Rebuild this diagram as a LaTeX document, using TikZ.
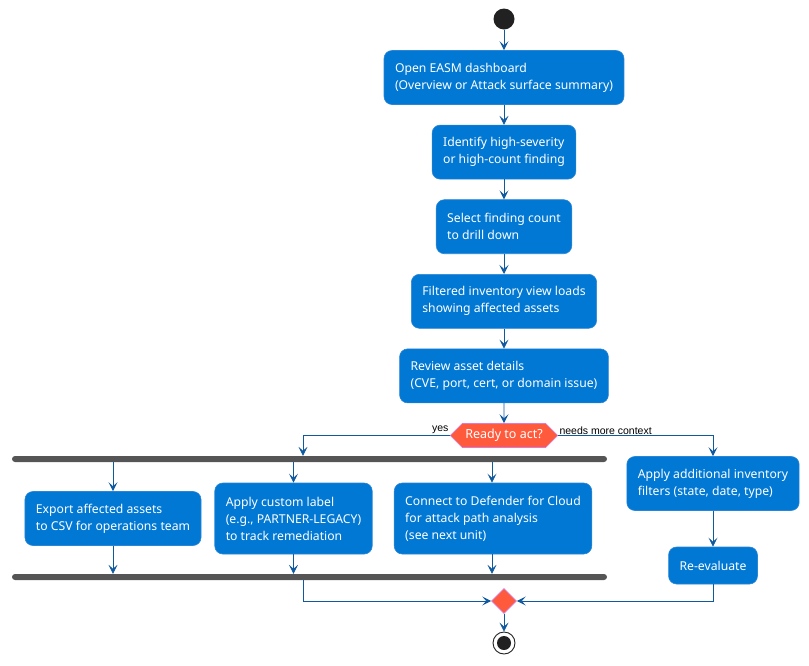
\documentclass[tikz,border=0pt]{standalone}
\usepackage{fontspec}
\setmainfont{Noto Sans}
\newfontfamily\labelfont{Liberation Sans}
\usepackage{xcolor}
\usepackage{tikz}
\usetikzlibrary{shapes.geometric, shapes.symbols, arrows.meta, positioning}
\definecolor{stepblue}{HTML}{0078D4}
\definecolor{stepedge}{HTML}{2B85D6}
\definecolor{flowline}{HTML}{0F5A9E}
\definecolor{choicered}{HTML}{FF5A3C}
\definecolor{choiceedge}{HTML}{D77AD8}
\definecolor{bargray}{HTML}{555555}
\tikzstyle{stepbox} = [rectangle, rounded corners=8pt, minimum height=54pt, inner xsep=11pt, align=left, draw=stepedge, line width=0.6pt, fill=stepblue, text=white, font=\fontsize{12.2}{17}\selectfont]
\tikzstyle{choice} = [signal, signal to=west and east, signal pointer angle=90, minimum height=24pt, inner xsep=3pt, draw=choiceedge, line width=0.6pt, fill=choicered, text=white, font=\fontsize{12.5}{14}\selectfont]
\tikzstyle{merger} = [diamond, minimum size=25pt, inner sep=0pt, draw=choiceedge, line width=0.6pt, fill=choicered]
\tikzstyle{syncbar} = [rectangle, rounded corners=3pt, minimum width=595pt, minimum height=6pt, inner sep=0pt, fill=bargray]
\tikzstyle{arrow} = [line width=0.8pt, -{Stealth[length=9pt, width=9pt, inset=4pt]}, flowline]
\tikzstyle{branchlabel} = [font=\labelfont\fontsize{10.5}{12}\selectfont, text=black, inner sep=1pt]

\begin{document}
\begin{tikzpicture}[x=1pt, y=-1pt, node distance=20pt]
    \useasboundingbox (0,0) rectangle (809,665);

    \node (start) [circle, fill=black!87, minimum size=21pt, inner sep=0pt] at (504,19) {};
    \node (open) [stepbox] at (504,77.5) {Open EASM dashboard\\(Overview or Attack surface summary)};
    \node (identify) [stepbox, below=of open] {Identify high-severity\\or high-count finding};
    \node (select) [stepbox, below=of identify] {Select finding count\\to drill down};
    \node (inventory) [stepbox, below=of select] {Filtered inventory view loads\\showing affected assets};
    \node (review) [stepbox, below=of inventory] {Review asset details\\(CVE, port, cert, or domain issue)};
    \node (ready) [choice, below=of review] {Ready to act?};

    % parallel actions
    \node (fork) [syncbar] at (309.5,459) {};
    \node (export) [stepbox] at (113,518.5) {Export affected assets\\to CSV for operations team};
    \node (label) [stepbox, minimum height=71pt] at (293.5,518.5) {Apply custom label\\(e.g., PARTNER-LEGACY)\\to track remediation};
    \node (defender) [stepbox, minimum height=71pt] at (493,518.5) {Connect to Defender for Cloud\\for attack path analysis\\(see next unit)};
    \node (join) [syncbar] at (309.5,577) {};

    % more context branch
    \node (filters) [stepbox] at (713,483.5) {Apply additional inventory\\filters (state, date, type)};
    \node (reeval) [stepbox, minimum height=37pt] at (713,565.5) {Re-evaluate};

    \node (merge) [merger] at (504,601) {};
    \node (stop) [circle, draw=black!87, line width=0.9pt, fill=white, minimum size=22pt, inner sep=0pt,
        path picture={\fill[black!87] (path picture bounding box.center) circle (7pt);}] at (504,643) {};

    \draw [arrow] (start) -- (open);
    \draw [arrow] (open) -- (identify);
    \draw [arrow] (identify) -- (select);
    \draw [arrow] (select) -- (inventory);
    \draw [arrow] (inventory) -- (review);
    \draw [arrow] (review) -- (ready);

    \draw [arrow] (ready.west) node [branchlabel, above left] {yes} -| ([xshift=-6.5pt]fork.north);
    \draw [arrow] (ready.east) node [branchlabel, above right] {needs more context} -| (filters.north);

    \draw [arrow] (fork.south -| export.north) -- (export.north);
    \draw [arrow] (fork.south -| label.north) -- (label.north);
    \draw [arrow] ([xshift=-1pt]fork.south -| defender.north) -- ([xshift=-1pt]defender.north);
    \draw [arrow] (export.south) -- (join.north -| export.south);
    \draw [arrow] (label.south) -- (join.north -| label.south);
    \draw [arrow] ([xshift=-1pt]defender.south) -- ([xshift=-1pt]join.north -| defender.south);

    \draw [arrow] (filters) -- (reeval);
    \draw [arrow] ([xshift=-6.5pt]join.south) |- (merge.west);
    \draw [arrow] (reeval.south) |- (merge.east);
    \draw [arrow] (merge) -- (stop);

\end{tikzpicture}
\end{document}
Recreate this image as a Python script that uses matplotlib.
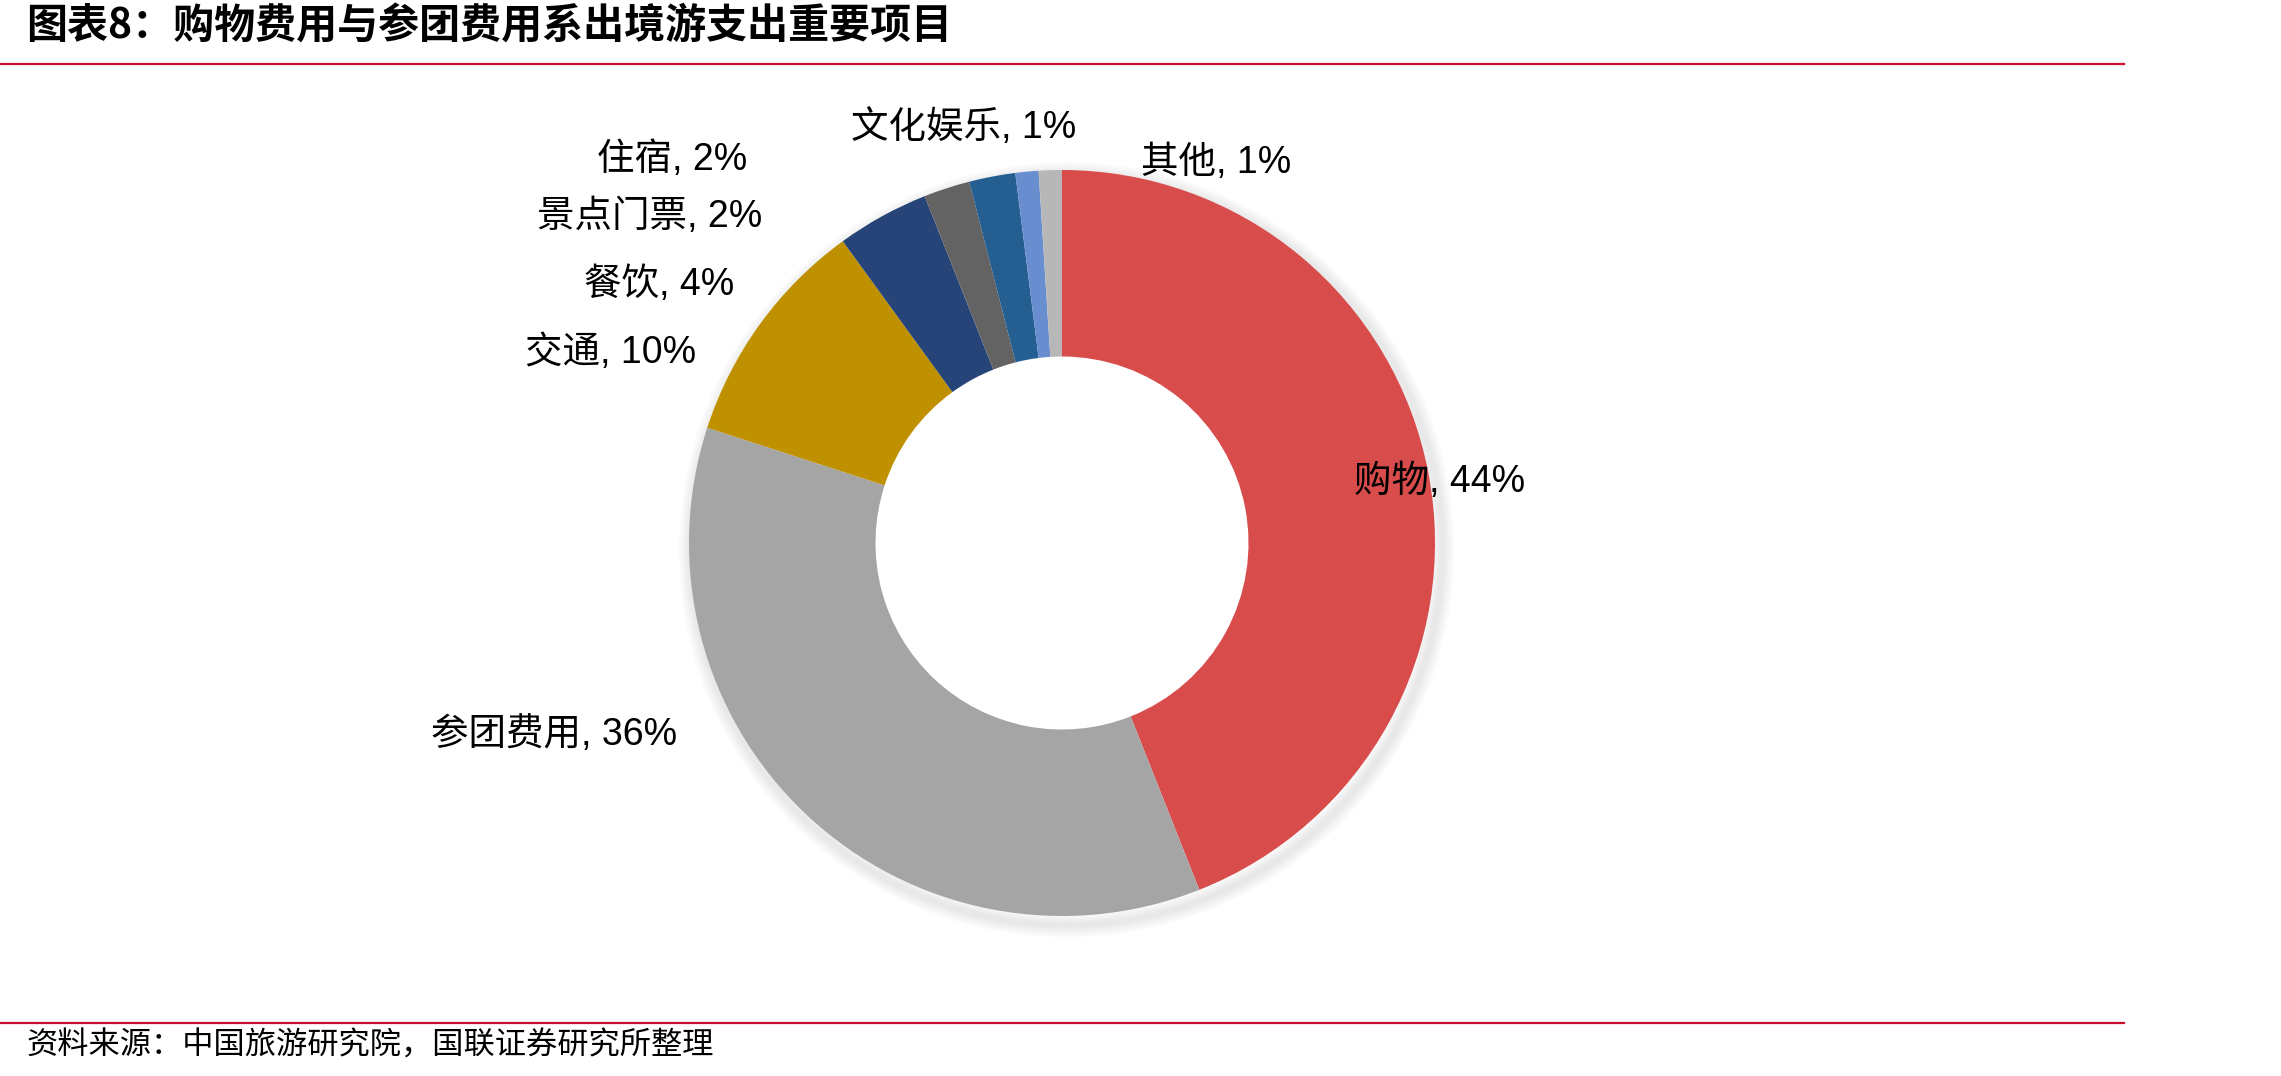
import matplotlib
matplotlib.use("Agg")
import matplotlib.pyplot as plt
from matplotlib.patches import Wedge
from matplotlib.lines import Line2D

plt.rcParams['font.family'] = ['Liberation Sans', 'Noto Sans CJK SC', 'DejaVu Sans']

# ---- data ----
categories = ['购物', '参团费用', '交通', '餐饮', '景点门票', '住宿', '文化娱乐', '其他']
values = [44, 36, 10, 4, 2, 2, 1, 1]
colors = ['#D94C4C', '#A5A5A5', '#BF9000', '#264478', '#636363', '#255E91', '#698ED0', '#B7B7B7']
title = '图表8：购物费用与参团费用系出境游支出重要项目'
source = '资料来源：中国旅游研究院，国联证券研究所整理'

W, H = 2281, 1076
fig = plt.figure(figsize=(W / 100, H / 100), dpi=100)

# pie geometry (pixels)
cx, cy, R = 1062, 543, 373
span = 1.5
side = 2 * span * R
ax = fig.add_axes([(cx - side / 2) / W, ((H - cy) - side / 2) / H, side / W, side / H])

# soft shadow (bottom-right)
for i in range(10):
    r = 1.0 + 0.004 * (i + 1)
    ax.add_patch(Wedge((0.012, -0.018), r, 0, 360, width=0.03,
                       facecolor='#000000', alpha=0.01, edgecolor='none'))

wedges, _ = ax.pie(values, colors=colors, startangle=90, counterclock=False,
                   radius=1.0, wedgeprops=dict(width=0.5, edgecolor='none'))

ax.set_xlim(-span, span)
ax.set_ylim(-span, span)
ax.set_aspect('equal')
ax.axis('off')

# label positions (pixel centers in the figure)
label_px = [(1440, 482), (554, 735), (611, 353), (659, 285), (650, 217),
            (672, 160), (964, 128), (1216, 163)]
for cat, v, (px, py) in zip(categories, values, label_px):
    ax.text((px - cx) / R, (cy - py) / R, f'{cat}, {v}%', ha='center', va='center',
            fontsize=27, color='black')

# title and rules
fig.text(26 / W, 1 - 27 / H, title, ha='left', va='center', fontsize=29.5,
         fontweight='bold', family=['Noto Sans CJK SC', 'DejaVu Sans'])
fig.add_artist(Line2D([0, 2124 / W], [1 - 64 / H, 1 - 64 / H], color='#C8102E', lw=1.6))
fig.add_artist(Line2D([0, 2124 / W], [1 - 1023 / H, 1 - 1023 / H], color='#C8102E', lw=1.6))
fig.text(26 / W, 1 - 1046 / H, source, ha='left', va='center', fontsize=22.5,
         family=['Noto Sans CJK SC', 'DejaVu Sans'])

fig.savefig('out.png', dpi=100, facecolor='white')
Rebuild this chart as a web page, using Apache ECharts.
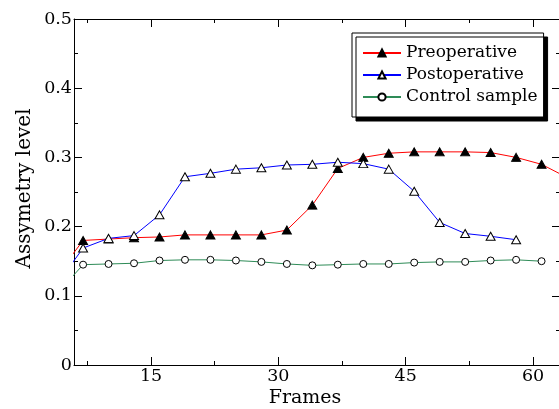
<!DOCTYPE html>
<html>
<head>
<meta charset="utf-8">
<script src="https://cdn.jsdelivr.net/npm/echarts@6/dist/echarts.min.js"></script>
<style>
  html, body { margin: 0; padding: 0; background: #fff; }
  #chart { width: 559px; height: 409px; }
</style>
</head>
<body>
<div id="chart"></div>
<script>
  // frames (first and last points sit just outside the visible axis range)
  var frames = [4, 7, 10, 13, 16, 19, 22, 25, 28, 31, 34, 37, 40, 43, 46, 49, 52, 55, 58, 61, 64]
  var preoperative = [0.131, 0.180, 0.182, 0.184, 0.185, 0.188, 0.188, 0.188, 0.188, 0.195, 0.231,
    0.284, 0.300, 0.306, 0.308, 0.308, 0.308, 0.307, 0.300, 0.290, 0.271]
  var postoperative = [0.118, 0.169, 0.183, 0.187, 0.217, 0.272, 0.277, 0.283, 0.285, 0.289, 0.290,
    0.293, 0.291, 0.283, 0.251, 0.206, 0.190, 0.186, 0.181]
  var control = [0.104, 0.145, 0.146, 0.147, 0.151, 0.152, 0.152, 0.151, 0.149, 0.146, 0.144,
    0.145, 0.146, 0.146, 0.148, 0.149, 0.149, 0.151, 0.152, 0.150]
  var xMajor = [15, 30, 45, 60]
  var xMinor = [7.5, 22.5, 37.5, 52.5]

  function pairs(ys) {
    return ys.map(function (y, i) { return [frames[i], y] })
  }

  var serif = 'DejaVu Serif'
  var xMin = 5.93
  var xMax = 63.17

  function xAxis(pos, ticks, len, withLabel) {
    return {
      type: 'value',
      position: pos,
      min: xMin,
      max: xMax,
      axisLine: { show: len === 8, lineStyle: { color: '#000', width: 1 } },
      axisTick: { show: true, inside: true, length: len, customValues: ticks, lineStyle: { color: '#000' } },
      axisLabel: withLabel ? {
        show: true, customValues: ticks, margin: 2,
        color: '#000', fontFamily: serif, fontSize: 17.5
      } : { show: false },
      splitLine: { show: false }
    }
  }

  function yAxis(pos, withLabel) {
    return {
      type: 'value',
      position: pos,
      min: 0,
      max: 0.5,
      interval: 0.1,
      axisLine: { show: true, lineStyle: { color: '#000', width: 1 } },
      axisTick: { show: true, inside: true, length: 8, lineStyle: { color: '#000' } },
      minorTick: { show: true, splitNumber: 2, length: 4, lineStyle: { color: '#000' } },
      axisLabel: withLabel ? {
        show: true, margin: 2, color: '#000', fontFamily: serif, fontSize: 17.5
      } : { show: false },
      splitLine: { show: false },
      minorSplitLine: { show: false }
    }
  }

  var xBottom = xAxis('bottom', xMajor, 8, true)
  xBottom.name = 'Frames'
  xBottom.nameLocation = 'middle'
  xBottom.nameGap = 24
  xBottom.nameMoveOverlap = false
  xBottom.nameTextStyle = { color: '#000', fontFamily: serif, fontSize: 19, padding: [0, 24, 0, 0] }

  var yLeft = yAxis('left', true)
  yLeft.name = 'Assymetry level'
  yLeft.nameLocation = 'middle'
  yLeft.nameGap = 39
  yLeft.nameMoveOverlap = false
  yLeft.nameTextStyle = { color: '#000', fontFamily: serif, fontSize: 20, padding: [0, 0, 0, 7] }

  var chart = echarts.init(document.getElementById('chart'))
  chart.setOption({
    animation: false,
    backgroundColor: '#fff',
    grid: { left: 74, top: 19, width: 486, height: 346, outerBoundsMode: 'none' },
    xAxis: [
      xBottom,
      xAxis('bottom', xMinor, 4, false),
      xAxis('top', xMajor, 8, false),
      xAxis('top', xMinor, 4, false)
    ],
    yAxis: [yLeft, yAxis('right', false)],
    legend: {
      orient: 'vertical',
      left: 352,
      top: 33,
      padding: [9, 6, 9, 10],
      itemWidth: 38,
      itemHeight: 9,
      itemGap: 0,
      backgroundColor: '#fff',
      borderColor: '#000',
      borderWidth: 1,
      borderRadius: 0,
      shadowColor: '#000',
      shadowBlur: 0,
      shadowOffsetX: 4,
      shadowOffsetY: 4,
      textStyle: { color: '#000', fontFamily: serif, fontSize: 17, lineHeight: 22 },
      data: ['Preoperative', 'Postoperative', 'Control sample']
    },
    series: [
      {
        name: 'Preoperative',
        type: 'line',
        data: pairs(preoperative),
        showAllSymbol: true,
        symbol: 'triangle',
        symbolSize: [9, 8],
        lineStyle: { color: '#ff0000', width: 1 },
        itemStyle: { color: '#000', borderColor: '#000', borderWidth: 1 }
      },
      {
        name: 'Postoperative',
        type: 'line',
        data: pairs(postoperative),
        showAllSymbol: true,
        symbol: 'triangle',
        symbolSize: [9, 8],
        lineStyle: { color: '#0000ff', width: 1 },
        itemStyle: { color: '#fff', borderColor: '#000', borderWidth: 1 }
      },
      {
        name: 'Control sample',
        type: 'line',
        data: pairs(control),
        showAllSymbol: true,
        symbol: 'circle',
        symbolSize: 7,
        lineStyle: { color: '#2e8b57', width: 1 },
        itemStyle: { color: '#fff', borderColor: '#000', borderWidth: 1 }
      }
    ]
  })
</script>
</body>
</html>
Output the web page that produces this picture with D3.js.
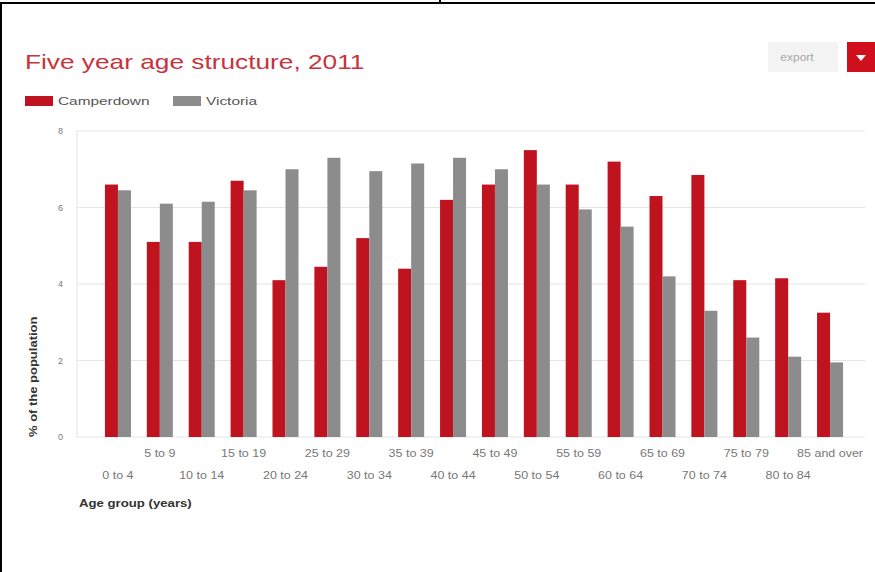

**Problem description:** Reproduce the records above from their first line to the line bearing "(0,0) rectangle (809,665);", both ends included, leaving every picture out.

**Finished answer:**
Rebuild this diagram as a LaTeX document, using TikZ.
\documentclass[tikz,border=0pt]{standalone}
\usepackage{fontspec}
\setmainfont{Noto Sans}
\newfontfamily\labelfont{Liberation Sans}
\usepackage{xcolor}
\usepackage{tikz}
\usetikzlibrary{shapes.geometric, shapes.symbols, arrows.meta, positioning}
\definecolor{stepblue}{HTML}{0078D4}
\definecolor{stepedge}{HTML}{2B85D6}
\definecolor{flowline}{HTML}{0F5A9E}
\definecolor{choicered}{HTML}{FF5A3C}
\definecolor{choiceedge}{HTML}{D77AD8}
\definecolor{bargray}{HTML}{555555}
\tikzstyle{stepbox} = [rectangle, rounded corners=8pt, minimum height=54pt, inner xsep=11pt, align=left, draw=stepedge, line width=0.6pt, fill=stepblue, text=white, font=\fontsize{12.2}{17}\selectfont]
\tikzstyle{choice} = [signal, signal to=west and east, signal pointer angle=90, minimum height=24pt, inner xsep=3pt, draw=choiceedge, line width=0.6pt, fill=choicered, text=white, font=\fontsize{12.5}{14}\selectfont]
\tikzstyle{merger} = [diamond, minimum size=25pt, inner sep=0pt, draw=choiceedge, line width=0.6pt, fill=choicered]
\tikzstyle{syncbar} = [rectangle, rounded corners=3pt, minimum width=595pt, minimum height=6pt, inner sep=0pt, fill=bargray]
\tikzstyle{arrow} = [line width=0.8pt, -{Stealth[length=9pt, width=9pt, inset=4pt]}, flowline]
\tikzstyle{branchlabel} = [font=\labelfont\fontsize{10.5}{12}\selectfont, text=black, inner sep=1pt]

\begin{document}
\begin{tikzpicture}[x=1pt, y=-1pt, node distance=20pt]
    \useasboundingbox (0,0) rectangle (809,665);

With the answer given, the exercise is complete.